It’s probably something you learned in grade school: when energy is transformed from one form to another, a whole lot of it is lost to heat. But what if there was a material that could funnel that waste back into the system for reuse? Heat from exhausts could charge the car battery, for one, and industrial processes responsible for generating a lot of heat — fabricators of ceramic and glass, for example — could become a little less reliant on the power grid. Enter the thermoelectric materials from NASA’s Jet Propulsion Laboratory in Pasadena, California.
The materials, which NASA has licensed to NY-based fabricator Evident Technologies, are minerals called skutterudites. Primarily composed of cobalt with variable amounts of nickel and iron, their chemical makeup is well-suited to converting heat to electricity. They’ve been historically difficult to produce quickly and cheaply, but NASA’s discovered a commercially viable way to make them at scale.

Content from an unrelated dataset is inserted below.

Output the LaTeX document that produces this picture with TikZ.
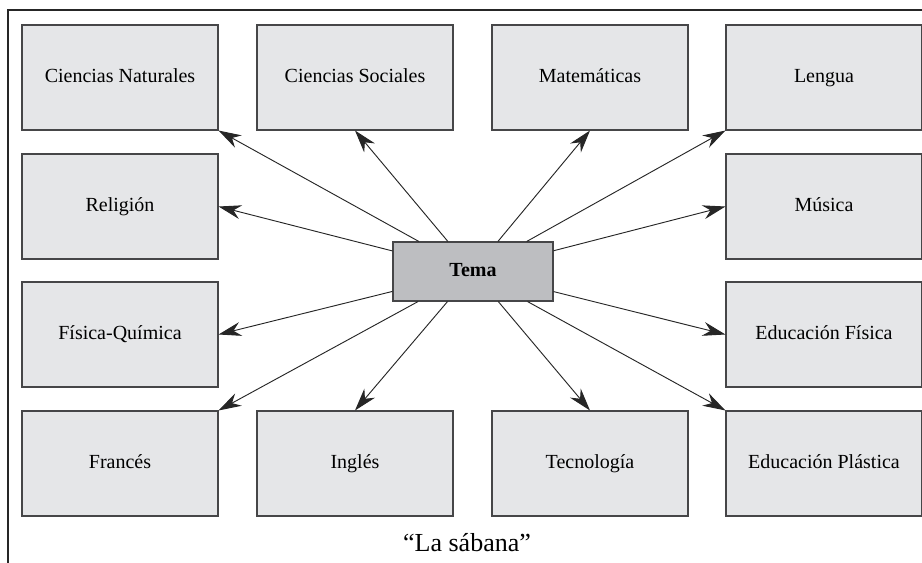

It helped that NASA’s no stranger to the materials. The agency’s long history with skutterudites began at the dawn of spaceflight; scientists, forced to find alternative power sources for travel in areas absent of sunlight, settled on thermoelectrics. Voyager 1 and 2, in fact, rely on radioisotope thermoelectric generators (RTGs), or components that convert heat from radioactive decays into electricity, for energy. Both are still in operation, 35 years after their launches.
Evident Technologies plans for the technology are a little more terrestrial. “We feel that there is an unmet need for customers who want to convert high-temperature heat into electricity,” said Clint Ballinger, CEO of Evident Technologies. “We are excited to capitalize on these NASA advances and plan to launch commercial products very soon.”
Very soon, in this case, means about three months. That’s a pretty fast turnaround, and an exciting development for a broad swatch of industries. Longer-lasting hybrids, anyone?